BOGOTA (Reuters) - Colombia said on Sunday documents found in a camp in Ecuador where Colombian troops killed a top guerrilla boss showed ties between the FARC rebels and Ecuadorean President Rafael Correa, including contacts about political proposals and local military commanders.
FARC rebel commander Raul Reyes was killed inside Ecuador in an army operation that has fueled tensions between Washington ally Colombia and neighbors Venezuela and Ecuador, where leftist leaders are fiercely opposed to U.S. proposals.
Police Commander Gen. Oscar Naranjo said documents found in computers belonging to Reyes showed contacts between a Correa government minister, Gustavo Larrea, and the FARC commander to discuss political proposals and projects on the frontier.

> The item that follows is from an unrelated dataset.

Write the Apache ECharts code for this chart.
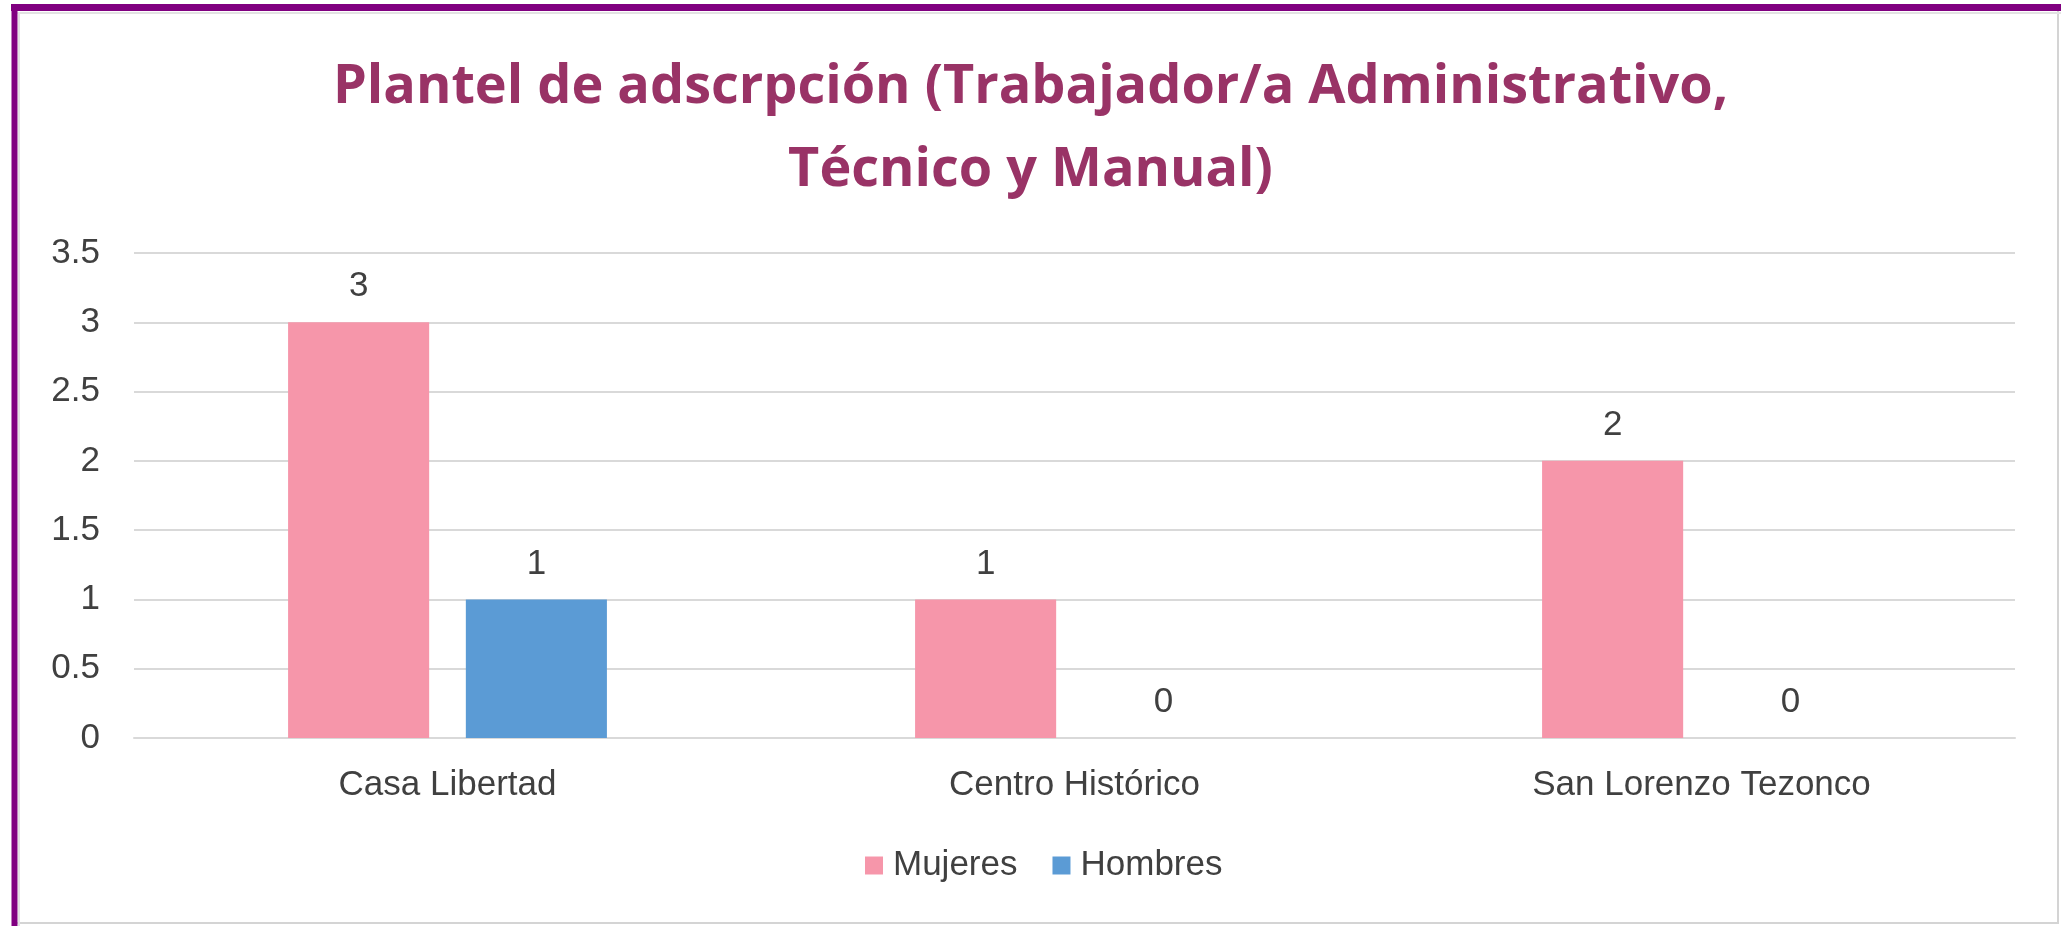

“The questions raised by these documents need concrete answers,” Naranjo said. “What is the state of relations between Ecuador’s government and a terrorist group like the FARC.”
But Ecuador’s Interior Minister Fernando Bustamante dismissed the accusations as false and Venezuela called the announcement an attempted smear campaign against Correa, an ally of Venezuelan President Hugo Chavez.
“We are not going to accept such a thing,” Bustamante said. “It is very easy to say something based on evidence that has not been scrutinized publicly or internationally.”
Colombian President Alvaro Uribe has often accused the FARC of using Venezuelan and Ecuadorean territory as safe havens from military attacks. His neighbors say Colombia fails to stop violent spillover from its four-decade conflict.
Naranjo said one document revealed an offer by the Ecuadorean government to transfer police and army commanders in the area who proved hostile to the FARC.
The raid has sparked a diplomatic crisis, with Ecuador and Venezuela sending troops to their frontiers with Colombia. Venezuelan President Hugo Chavez said a similar raid on his country would be a declaration of war.
The FARC began as a socialist-inspired army in the 1960s but U.S. and EU officials say it is now engaged in cocaine trafficking. Rebels have held scores of hostages for years, including French-Colombian politician Ingrid Betancourt and three American contract workers.
Aided by billions of dollars in U.S. funds, Uribe has driven back the FARC to remoter areas and violence and bombings associated with Latin America’s oldest insurgency has dropped sharply.